#### [Exercise]
Write out all the lines again, precisely as they stand, but without the images.

#### [Data block]

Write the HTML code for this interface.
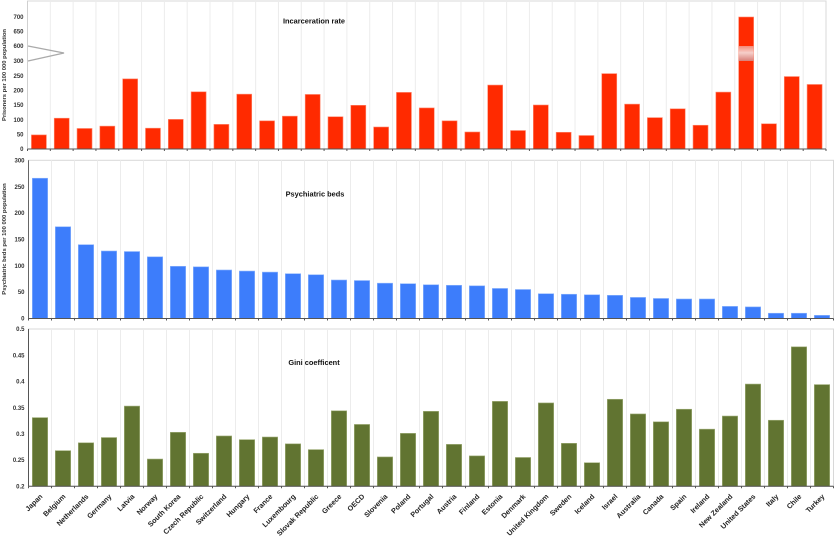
<!DOCTYPE html>
<html>
<head>
<meta charset="utf-8">
<title>Incarceration, psychiatric beds and Gini coefficient</title>
<style>
html,body{margin:0;padding:0;background:#fff;width:835px;height:540px;overflow:hidden}
svg{display:block;font-family:"Liberation Sans",sans-serif;filter:blur(.35px)}
</style>
</head>
<body>
<svg id="chart" width="835" height="540" viewBox="0 0 835 540" xmlns="http://www.w3.org/2000/svg">
<defs>
<linearGradient id="breakFade" x1="0" y1="0" x2="0" y2="1">
<stop offset="0" stop-color="#f58a78"/>
<stop offset=".45" stop-color="#f6cfca"/>
<stop offset="1" stop-color="#d87f78"/>
</linearGradient>
</defs>
</svg>
<script>
const categories = ["Japan","Belgium","Netherlands","Germany","Latvia","Norway","South Korea","Czech Republic","Switzerland","Hungary","France","Luxembourg","Slovak Republic","Greece","OECD","Slovenia","Poland","Portugal","Austria","Finland","Estonia","Denmark","United Kingdom","Sweden","Iceland","Israel","Australia","Canada","Spain","Ireland","New Zealand","United States","Italy","Chile","Turkey"];
const prisonValues = [48,105,70,78,239,71,101,195,84,187,96,112,186,110,149,75,193,140,96,58,218,63,150,57,46,257,153,107,137,81,194,700,86,247,220];
const bedValues = [266,174,140,128,127,117,99,98,92,90,88,85,83,73,72,67,66,64,63,62,57,55,47,46,45,44,40,38,37,37,23,22,10,10,6];
const giniValues = [0.331,0.268,0.283,0.293,0.353,0.252,0.303,0.263,0.296,0.289,0.294,0.281,0.27,0.344,0.318,0.256,0.301,0.343,0.28,0.258,0.362,0.255,0.359,0.282,0.245,0.366,0.338,0.323,0.347,0.309,0.334,0.395,0.326,0.466,0.394];
const prisonTicks = [0,50,100,150,200,250,300,600,650,700];
const bedTicks = [0,50,100,150,200,250,300];
const giniTicks = [0.2,0.25,0.3,0.35,0.4,0.45,0.5];

const NS = "http://www.w3.org/2000/svg";
const svg = document.getElementById("chart");

function make(tag, attrs, text) {
  const el = document.createElementNS(NS, tag);
  for (const k in attrs) el.setAttribute(k, attrs[k]);
  if (text !== undefined) el.textContent = text;
  svg.appendChild(el);
  return el;
}

/* Axis functions */
function yPrison(v) {
  if (v <= 300) return 149 - v * (88 / 300);
  if (v <= 600) return 61 - (v - 300) * (15 / 300);
  return 46 - (v - 600) * (29 / 100);
}
function yBeds(v) { return 318.5 - v * (158.2 / 300); }
function yGini(v) { return 486.3 - (v - 0.2) * (157.3 / 0.3); }

function drawPanel(p) {
  const n = categories.length;
  const step = (p.right - p.left) / n;
  const bottom = p.y(p.ticks[0]);

  const frame = make("rect", {x: p.left, y: p.top, width: p.right - p.left, height: bottom - p.top, fill: "#fff", stroke: "#d8d8d8", "stroke-width": 1});
  
  

  for (let i = 1; i < n; i++) {
    const gx = p.left + i * step;
    const grid = make("line", {x1: gx, x2: gx, y1: p.top, y2: bottom, stroke: "#ececec", "stroke-width": 1});
    
    
  }

  p.values.forEach(function (v, i) {
    const bx = p.left + step * i + (step - p.barWidth) / 2;
    const by = p.y(v);
    const bar = make("rect", {x: bx, y: by, width: p.barWidth, height: bottom - by, fill: p.color, stroke: p.edge, "stroke-width": 0.6});
    
    
    if (p.breakRange && v > p.breakRange[1]) {
      const fy = p.y(p.breakRange[1]);
      const fh = p.y(p.breakRange[0]) - fy;
      const fade = make("rect", {x: bx, y: fy, width: p.barWidth, height: fh, fill: "url(#breakFade)"});
      
      
    }
  });

  const yAxis = make("line", {x1: p.left, x2: p.left, y1: p.top, y2: bottom, stroke: p.axisColor, "stroke-width": 1});
  
  

  const xAxis = make("line", {x1: p.left, x2: p.right, y1: bottom, y2: bottom, stroke: "#555", "stroke-width": 1});
  
  

  for (let i = 0; i <= n; i++) {
    const tx = p.left + i * step;
    const tick = make("line", {x1: tx, x2: tx, y1: bottom, y2: bottom + 2, stroke: "#555", "stroke-width": 1});
    
    
  }

  p.ticks.forEach(function (t) {
    const label = make("text", {x: p.left - 4, y: p.y(t) + 2.1, "text-anchor": "end", "font-size": 6, "font-weight": "bold", fill: "#333"}, String(t));
    
    
  });

  const title = make("text", {x: p.titleX, y: p.titleY, "text-anchor": "middle", "font-size": 7.4, "font-weight": "bold", fill: "#111"}, p.title);
  
  

  if (p.yTitle) {
    const yTitle = make("text", {x: 0, y: 0, "text-anchor": "middle", "font-size": 5.85, "font-weight": "bold", fill: "#333", transform: "translate(6 " + p.yTitleY + ") rotate(-90)"}, p.yTitle);
    
    
  }
}

drawPanel({key: "incarceration", title: "Incarceration rate", titleX: 314, titleY: 23.5, yTitle: "Prisoners per 100 000 population", yTitleY: 75,
  values: prisonValues, ticks: prisonTicks, y: yPrison, left: 27.5, right: 826, top: 1, barWidth: 15,
  color: "#ff2a00", edge: "#ff8a70", axisColor: "#d0d0d0", breakRange: [300, 600]});

drawPanel({key: "psychiatric", title: "Psychiatric beds", titleX: 315, titleY: 196.5, yTitle: "Psychiatric beds per 100 000 population", yTitleY: 239,
  values: bedValues, ticks: bedTicks, y: yBeds, left: 28.5, right: 833.5, top: 160.3, barWidth: 15.4,
  color: "#3d7dfb", edge: "#8fb6fd", axisColor: "#666"});

drawPanel({key: "gini", title: "Gini coefficent", titleX: 314, titleY: 365, yTitle: "",
  values: giniValues, ticks: giniTicks, y: yGini, left: 28.5, right: 833.5, top: 329, barWidth: 15.4,
  color: "#617431", edge: "#a3b07d", axisColor: "#555"});

/* Axis-break marker on the incarceration panel */
const breakMark = make("polyline", {points: "28," + yPrison(600) + " 64,53 28," + yPrison(300), fill: "none", stroke: "#aaa", "stroke-width": 1.4});



/* Country labels under the bottom panel */
categories.forEach(function (c, i) {
  const lx = 28.5 + 23 * i + 14.5;
  const label = make("text", {x: 0, y: 0, "text-anchor": "end", "font-size": 7.2, "font-weight": "bold", fill: "#222", transform: "translate(" + lx + " 497) rotate(-45)"}, c);
  
  
});
</script>
</body>
</html>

#### [Solution for this exercise]
Write the HTML code for this interface.
<!DOCTYPE html>
<html>
<head>
<meta charset="utf-8">
<title>Incarceration, psychiatric beds and Gini coefficient</title>
<style>
html,body{margin:0;padding:0;background:#fff;width:835px;height:540px;overflow:hidden}
svg{display:block;font-family:"Liberation Sans",sans-serif;filter:blur(.35px)}
</style>
</head>
<body>
<svg id="chart" width="835" height="540" viewBox="0 0 835 540" xmlns="http://www.w3.org/2000/svg">
<defs>
<linearGradient id="breakFade" x1="0" y1="0" x2="0" y2="1">
<stop offset="0" stop-color="#f58a78"/>
<stop offset=".45" stop-color="#f6cfca"/>
<stop offset="1" stop-color="#d87f78"/>
</linearGradient>
</defs>
</svg>
<script>
const categories = ["Japan","Belgium","Netherlands","Germany","Latvia","Norway","South Korea","Czech Republic","Switzerland","Hungary","France","Luxembourg","Slovak Republic","Greece","OECD","Slovenia","Poland","Portugal","Austria","Finland","Estonia","Denmark","United Kingdom","Sweden","Iceland","Israel","Australia","Canada","Spain","Ireland","New Zealand","United States","Italy","Chile","Turkey"];
const prisonValues = [48,105,70,78,239,71,101,195,84,187,96,112,186,110,149,75,193,140,96,58,218,63,150,57,46,257,153,107,137,81,194,700,86,247,220];
const bedValues = [266,174,140,128,127,117,99,98,92,90,88,85,83,73,72,67,66,64,63,62,57,55,47,46,45,44,40,38,37,37,23,22,10,10,6];
const giniValues = [0.331,0.268,0.283,0.293,0.353,0.252,0.303,0.263,0.296,0.289,0.294,0.281,0.27,0.344,0.318,0.256,0.301,0.343,0.28,0.258,0.362,0.255,0.359,0.282,0.245,0.366,0.338,0.323,0.347,0.309,0.334,0.395,0.326,0.466,0.394];
const prisonTicks = [0,50,100,150,200,250,300,600,650,700];
const bedTicks = [0,50,100,150,200,250,300];
const giniTicks = [0.2,0.25,0.3,0.35,0.4,0.45,0.5];

const NS = "http://www.w3.org/2000/svg";
const svg = document.getElementById("chart");

function make(tag, attrs, text) {
  const el = document.createElementNS(NS, tag);
  for (const k in attrs) el.setAttribute(k, attrs[k]);
  if (text !== undefined) el.textContent = text;
  svg.appendChild(el);
  return el;
}

/* Axis functions */
function yPrison(v) {
  if (v <= 300) return 149 - v * (88 / 300);
  if (v <= 600) return 61 - (v - 300) * (15 / 300);
  return 46 - (v - 600) * (29 / 100);
}
function yBeds(v) { return 318.5 - v * (158.2 / 300); }
function yGini(v) { return 486.3 - (v - 0.2) * (157.3 / 0.3); }

function drawPanel(p) {
  const n = categories.length;
  const step = (p.right - p.left) / n;
  const bottom = p.y(p.ticks[0]);

  const frame = make("rect", {x: p.left, y: p.top, width: p.right - p.left, height: bottom - p.top, fill: "#fff", stroke: "#d8d8d8", "stroke-width": 1});
  
  

  for (let i = 1; i < n; i++) {
    const gx = p.left + i * step;
    const grid = make("line", {x1: gx, x2: gx, y1: p.top, y2: bottom, stroke: "#ececec", "stroke-width": 1});
    
    
  }

  p.values.forEach(function (v, i) {
    const bx = p.left + step * i + (step - p.barWidth) / 2;
    const by = p.y(v);
    const bar = make("rect", {x: bx, y: by, width: p.barWidth, height: bottom - by, fill: p.color, stroke: p.edge, "stroke-width": 0.6});
    
    
    if (p.breakRange && v > p.breakRange[1]) {
      const fy = p.y(p.breakRange[1]);
      const fh = p.y(p.breakRange[0]) - fy;
      const fade = make("rect", {x: bx, y: fy, width: p.barWidth, height: fh, fill: "url(#breakFade)"});
      
      
    }
  });

  const yAxis = make("line", {x1: p.left, x2: p.left, y1: p.top, y2: bottom, stroke: p.axisColor, "stroke-width": 1});
  
  

  const xAxis = make("line", {x1: p.left, x2: p.right, y1: bottom, y2: bottom, stroke: "#555", "stroke-width": 1});
  
  

  for (let i = 0; i <= n; i++) {
    const tx = p.left + i * step;
    const tick = make("line", {x1: tx, x2: tx, y1: bottom, y2: bottom + 2, stroke: "#555", "stroke-width": 1});
    
    
  }

  p.ticks.forEach(function (t) {
    const label = make("text", {x: p.left - 4, y: p.y(t) + 2.1, "text-anchor": "end", "font-size": 6, "font-weight": "bold", fill: "#333"}, String(t));
    
    
  });

  const title = make("text", {x: p.titleX, y: p.titleY, "text-anchor": "middle", "font-size": 7.4, "font-weight": "bold", fill: "#111"}, p.title);
  
  

  if (p.yTitle) {
    const yTitle = make("text", {x: 0, y: 0, "text-anchor": "middle", "font-size": 5.85, "font-weight": "bold", fill: "#333", transform: "translate(6 " + p.yTitleY + ") rotate(-90)"}, p.yTitle);
    
    
  }
}

drawPanel({key: "incarceration", title: "Incarceration rate", titleX: 314, titleY: 23.5, yTitle: "Prisoners per 100 000 population", yTitleY: 75,
  values: prisonValues, ticks: prisonTicks, y: yPrison, left: 27.5, right: 826, top: 1, barWidth: 15,
  color: "#ff2a00", edge: "#ff8a70", axisColor: "#d0d0d0", breakRange: [300, 600]});

drawPanel({key: "psychiatric", title: "Psychiatric beds", titleX: 315, titleY: 196.5, yTitle: "Psychiatric beds per 100 000 population", yTitleY: 239,
  values: bedValues, ticks: bedTicks, y: yBeds, left: 28.5, right: 833.5, top: 160.3, barWidth: 15.4,
  color: "#3d7dfb", edge: "#8fb6fd", axisColor: "#666"});

drawPanel({key: "gini", title: "Gini coefficent", titleX: 314, titleY: 365, yTitle: "",
  values: giniValues, ticks: giniTicks, y: yGini, left: 28.5, right: 833.5, top: 329, barWidth: 15.4,
  color: "#617431", edge: "#a3b07d", axisColor: "#555"});

/* Axis-break marker on the incarceration panel */
const breakMark = make("polyline", {points: "28," + yPrison(600) + " 64,53 28," + yPrison(300), fill: "none", stroke: "#aaa", "stroke-width": 1.4});



/* Country labels under the bottom panel */
categories.forEach(function (c, i) {
  const lx = 28.5 + 23 * i + 14.5;
  const label = make("text", {x: 0, y: 0, "text-anchor": "end", "font-size": 7.2, "font-weight": "bold", fill: "#222", transform: "translate(" + lx + " 497) rotate(-45)"}, c);
  
  
});
</script>
</body>
</html>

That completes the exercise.